All carpets using spun yarn will shed excess fibre when first installed. The duration of the shedding of these fibres will vary dependent upon the frequency of vacuuming and the type of machine used. This is to be expected and does not mean there is a defect. The short fibres given off, represent a very small fraction of the pile.

Long tufs

Occasionally you may find a stray tuft extending above the pile surface. Provided your carpet is a cut pile, carefully cut the tuft with sharp scissors to the level of the surrounding pile.

Natural fibres

As a natural fibre, pure new wool is washed and scoured before being spun into carpet yarn. Throughout the manufacturing process it is also inspected and natural minor imperfections removed. Even so, fitted wool carpets may, on rare occasions, contain slight traces of the sheep's outdoor environment. 


All cut pile fabrics of any fibre type will flatten to some extent in traffic lanes and areas of concentrated wear. This can make the carpet appear a different shade but is in fact caused by the pile reflecting light differently. Regular vacuuming will help to prevent flattening. This falttening and shading is a normal reaction to localised traffic and is not detrimental to the performance of the carpet.

Pile reversal

Like shading, this occurs when the pile or nap of the carpet changes direction and thus reflects light at different angles showing the effects of shading which can become permanent. It is also described as watermarking. This can happen to all cut pile carpets be they Axminster, Wilton, Tufted or even Oriental and hand-made rugs. Like shading it can be moreapparent on plain carpet because heavy patterns can disguise the effects. it can occur quite quickly after installation.
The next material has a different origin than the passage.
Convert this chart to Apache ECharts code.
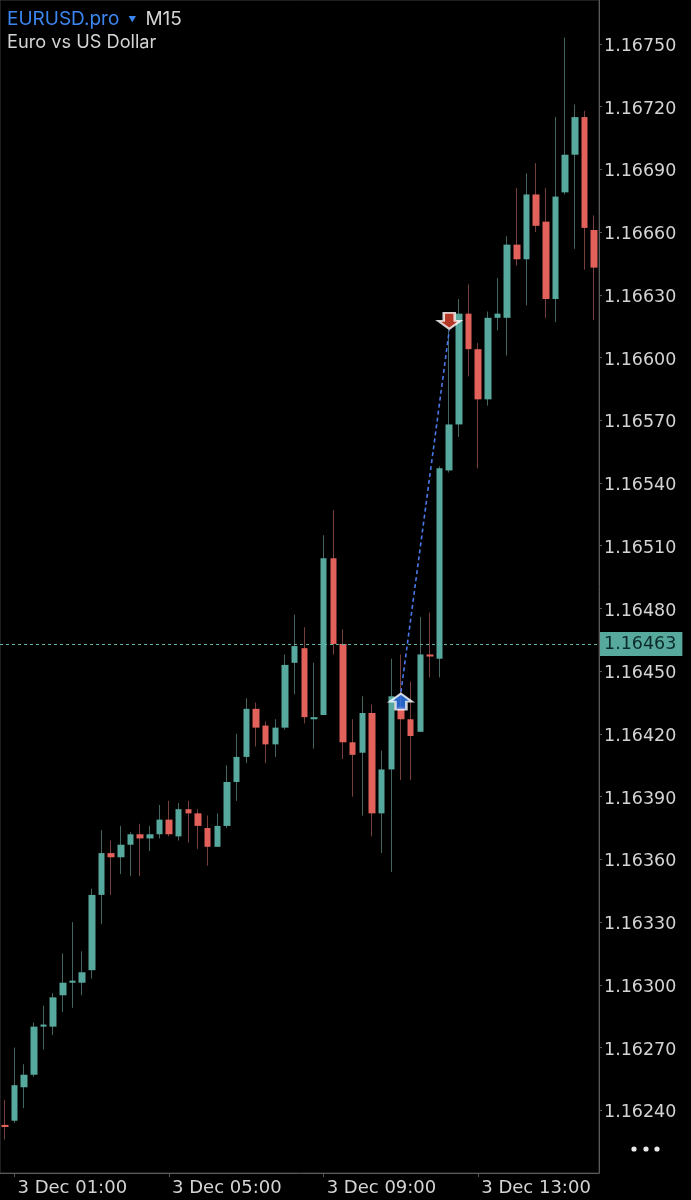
<!DOCTYPE html>
<html>
<head>
<meta charset="utf-8">
<style>html,body{margin:0;padding:0;background:#000}#c{width:691px;height:1200px}</style>
<script src="https://cdn.jsdelivr.net/npm/echarts@6/dist/echarts.min.js"></script>
</head>
<body>
<div id="c"></div>
<script>
const times = ['00:45','01:00','01:15','01:30','01:45','02:00','02:15','02:30','02:45','03:00','03:15','03:30','03:45','04:00','04:15','04:30','04:45','05:00','05:15','05:30','05:45','06:00','06:15','06:30','06:45','07:00','07:15','07:30','07:45','08:00','08:15','08:30','08:45','09:00','09:15','09:30','09:45','10:00','10:15','10:30','10:45','11:00','11:15','11:30','11:45','12:00','12:15','12:30','12:45','13:00','13:15','13:30','13:45','14:00','14:15','14:30','14:45','15:00','15:15','15:30','15:45','16:00'];
const timeLabels = ['01:00','05:00','09:00','13:00'];
const opens = [1.16233,1.16235,1.16251,1.16257,1.16280,1.16280,1.16295,1.16301,1.16301,1.16307,1.16343,1.16363,1.16361,1.16367,1.16372,1.16370,1.16372,1.16379,1.16371,1.16384,1.16382,1.16375,1.16366,1.16376,1.16397,1.16409,1.16432,1.16424,1.16415,1.16423,1.16454,1.16461,1.16427,1.16429,1.16504,1.16463,1.16416,1.16411,1.16430,1.16382,1.16403,1.16433,1.16427,1.16421,1.16458,1.16456,1.16546,1.16568,1.16621,1.16604,1.16580,1.16619,1.16619,1.16654,1.16647,1.16678,1.16665,1.16628,1.16679,1.16697,1.16715,1.16661];
const closes = [1.16232,1.16252,1.16257,1.16280,1.16281,1.16294,1.16301,1.16302,1.16306,1.16343,1.16363,1.16361,1.16367,1.16372,1.16370,1.16372,1.16379,1.16372,1.16384,1.16382,1.16376,1.16366,1.16376,1.16397,1.16409,1.16432,1.16423,1.16415,1.16423,1.16453,1.16462,1.16428,1.16428,1.16504,1.16463,1.16416,1.16410,1.16430,1.16382,1.16403,1.16438,1.16427,1.16419,1.16458,1.16457,1.16547,1.16568,1.16621,1.16604,1.16580,1.16619,1.16621,1.16654,1.16647,1.16678,1.16663,1.16628,1.16677,1.16697,1.16715,1.16662,1.16643];
const lows = [1.16226,1.16234,1.16241,1.16256,1.16269,1.16276,1.16287,1.16289,1.16295,1.16303,1.16329,1.16343,1.16353,1.16352,1.16352,1.16364,1.16370,1.16371,1.16369,1.16368,1.16365,1.16357,1.16366,1.16375,1.16388,1.16406,1.16414,1.16406,1.16409,1.16422,1.16439,1.16425,1.16413,1.16429,1.16458,1.16408,1.16390,1.16381,1.16371,1.16363,1.16354,1.16398,1.16398,1.16421,1.16447,1.16447,1.16545,1.16562,1.16591,1.16547,1.16577,1.16613,1.16601,1.16644,1.16625,1.16660,1.16619,1.16617,1.16678,1.16652,1.16642,1.16618];
const highs = [1.16245,1.16270,1.16262,1.16282,1.16290,1.16296,1.16315,1.16330,1.16316,1.16346,1.16374,1.16369,1.16376,1.16373,1.16377,1.16376,1.16386,1.16388,1.16387,1.16388,1.16384,1.16381,1.16382,1.16405,1.16420,1.16437,1.16435,1.16426,1.16427,1.16458,1.16477,1.16471,1.16454,1.16515,1.16527,1.16470,1.16427,1.16438,1.16434,1.16412,1.16456,1.16458,1.16445,1.16476,1.16478,1.16548,1.16613,1.16628,1.16635,1.16607,1.16622,1.16638,1.16658,1.16681,1.16688,1.16693,1.16681,1.16715,1.16753,1.16721,1.16718,1.16668];
const priceTicks = [1.16240,1.16270,1.16300,1.16330,1.16360,1.16390,1.16420,1.16450,1.16480,1.16510,1.16540,1.16570,1.16600,1.16630,1.16660,1.16690,1.16720,1.16750];
const currentPrice = 1.16463;
const tradeTimes = ['11:00','12:15'];
const tradePrices = [1.16440,1.16613];

const GREEN='#58a99d', RED='#e2615a', WICK_G='#436561', WICK_R='#743f3c', AXIS='#5a5a5a', TXT='#d4d4d4', FONT='Inter', NUM='"DejaVu Sans"';
const UP='path://M12 0 L24 11 L18 11 L18 22 L6 22 L6 11 L0 11 Z';
const DOWN='path://M6 0 L18 0 L18 11 L24 11 L12 22 L0 11 L6 11 Z';
const showIdx = i => timeLabels.includes(times[i]);

const chart = echarts.init(document.getElementById('c'), null, {renderer:'canvas'});
chart.setOption({
  animation:false,
  backgroundColor:'#000',
  title:{
    left:7, top:8, padding:0,
    text:'{a|EURUSD.pro}{b|    ▼    }{c|M15}\n{d|Euro vs US Dollar}',
    textStyle:{fontWeight:'normal',rich:{
      a:{color:'#3b86f0',fontFamily:FONT,fontSize:19,fontWeight:'normal',lineHeight:23},
      b:{color:'#3b86f0',fontFamily:FONT,fontSize:8,fontWeight:'normal',lineHeight:23},
      c:{color:TXT,fontFamily:FONT,fontSize:19,fontWeight:'normal',lineHeight:23},
      d:{color:TXT,fontFamily:FONT,fontSize:18.2,fontWeight:'normal',lineHeight:24}
    }}
  },
  grid:{left:0,right:92,top:0,bottom:27,show:true,borderColor:'#3c3c3c',borderWidth:1,backgroundColor:'#000'},
  xAxis:{
    type:'category',data:times,boundaryGap:true,
    axisLine:{lineStyle:{color:AXIS,width:1}},
    axisTick:{show:true,alignWithLabel:true,length:4,interval:showIdx,lineStyle:{color:AXIS}},
    axisLabel:{interval:showIdx,formatter:v=>'3 Dec '+v,align:'left',margin:6,padding:[0,0,0,3],color:TXT,fontFamily:NUM,fontSize:18},
    splitLine:{show:false}
  },
  yAxis:{
    type:'value',position:'right',scale:true,min:1.16210,max:1.16771,
    axisLine:{show:true,lineStyle:{color:AXIS,width:1}},
    axisTick:{show:true,length:3,customValues:priceTicks,lineStyle:{color:AXIS}},
    axisLabel:{customValues:priceTicks,formatter:v=>'{v|'+v.toFixed(5)+'}',margin:5,color:TXT,fontFamily:NUM,fontSize:17.5,
      rich:{v:{color:TXT,fontFamily:NUM,fontSize:17.5,padding:[5,0,0,0]}}},
    splitLine:{show:false}
  },
  series:[
    {
      name:'Wicks',type:'candlestick',barWidth:1,silent:true,z:2,
      data:times.map((t,i)=>[opens[i],closes[i],lows[i],highs[i]]),
      itemStyle:{color:WICK_G,color0:WICK_R,borderColor:WICK_G,borderColor0:WICK_R,borderWidth:1}
    },
    {
      name:'EURUSD.pro',type:'candlestick',barWidth:7,silent:true,z:3,
      data:times.map((t,i)=>[opens[i],closes[i],Math.min(opens[i],closes[i]),Math.max(opens[i],closes[i])]),
      itemStyle:{color:GREEN,color0:RED,borderColor:GREEN,borderColor0:RED,borderWidth:0},
      markLine:{
        silent:true,symbol:'none',precision:5,
        lineStyle:{color:'#5fb3a6',type:[3,3],width:1},
        label:{position:'end',distance:1,formatter:()=>currentPrice.toFixed(5),color:'#0b2b2a',backgroundColor:GREEN,fontFamily:NUM,fontSize:17.5,padding:[4,6,2,4]},
        data:[{yAxis:currentPrice}]
      }
    },
    {
      name:'Trade',type:'line',silent:true,z:4,symbol:'none',
      lineStyle:{color:'#4a78e8',type:[4,3],width:1.6},
      data:tradeTimes.map((t,i)=>[t,tradePrices[i]])
    },
    {
      name:'Arrows',type:'scatter',silent:true,z:5,
      symbolKeepAspect:false,
      data:[
        {value:[tradeTimes[0],tradePrices[0]],symbol:UP,symbolSize:[22,16],symbolOffset:[0,9.5],itemStyle:{color:'#2f7df6',borderColor:'#fff',borderWidth:2.2}},
        {value:[tradeTimes[1],tradePrices[1]],symbol:DOWN,symbolSize:[22,16],symbolOffset:[0,-9.5],itemStyle:{color:'#e2452f',borderColor:'#fff',borderWidth:2.2}}
      ]
    }
  ],
  graphic:[
    {type:'circle',shape:{cx:634,cy:1149,r:2.6},style:{fill:'#e8e8e8'}},
    {type:'circle',shape:{cx:646,cy:1149,r:2.6},style:{fill:'#e8e8e8'}},
    {type:'circle',shape:{cx:657,cy:1149,r:2.6},style:{fill:'#e8e8e8'}}
  ]
});
</script>
</body>
</html>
A tremendous amount of research has been carried out over many years by many institutes to determine the cause of this phenomenon but none of it has proved conclusive. There is no commonly known manufacturing process which can cause or cure this phenomenon and therefore it is not a manufacturing fault.


Carpets with a high wool content can and do fade over time. This type of fading is caused by exposure to ultra violet light which lightens or bleaches the wool in the same way that human hair is lightened by exposure to the sun. The degree and speed of fade can vary depending on the colour chosen and the local conditions to which the carpet is subjected. To reduce fading of carpets in rooms with strong exposure to the sun (e.g. south facing rooms with patio windows), judicious use of sun blinds or curtains is recommended.


Pet paws, claws, rubber soled shoes and heels can be abrasive on carpets, particularly where use is constantly concentrated to small areas (i.e. in front of armchairs). Move furniture occasionally to avoid any distortion to the carpet pile.


Pilling can sometimes occur on loop pile carpets. The expression is used to describe little balls of fibres which collect on the pile surface. It is similar to the type of pilling which can occur on a sweater. To avoid pilling, vacuum with a cylinder cleaner using the suction head only and restrict the use of rubber soled shoes and pets claws which both act abrasively on the pile surface.


The feet of furniture will create indentations on any carpet. To help reduce marking, regularly move the position of furniture and other heavy objects where possible. To help lift the pile back up, use a coin to gently tease the pile upright.


Stair carpet receive heavy wear especially on the nosings. In some cases shifting the stair carpet can help compensate for this.


Care must be taken if applying stain guards or other such treatments after installation. Over saturation can result in damage to the structure of the carpet.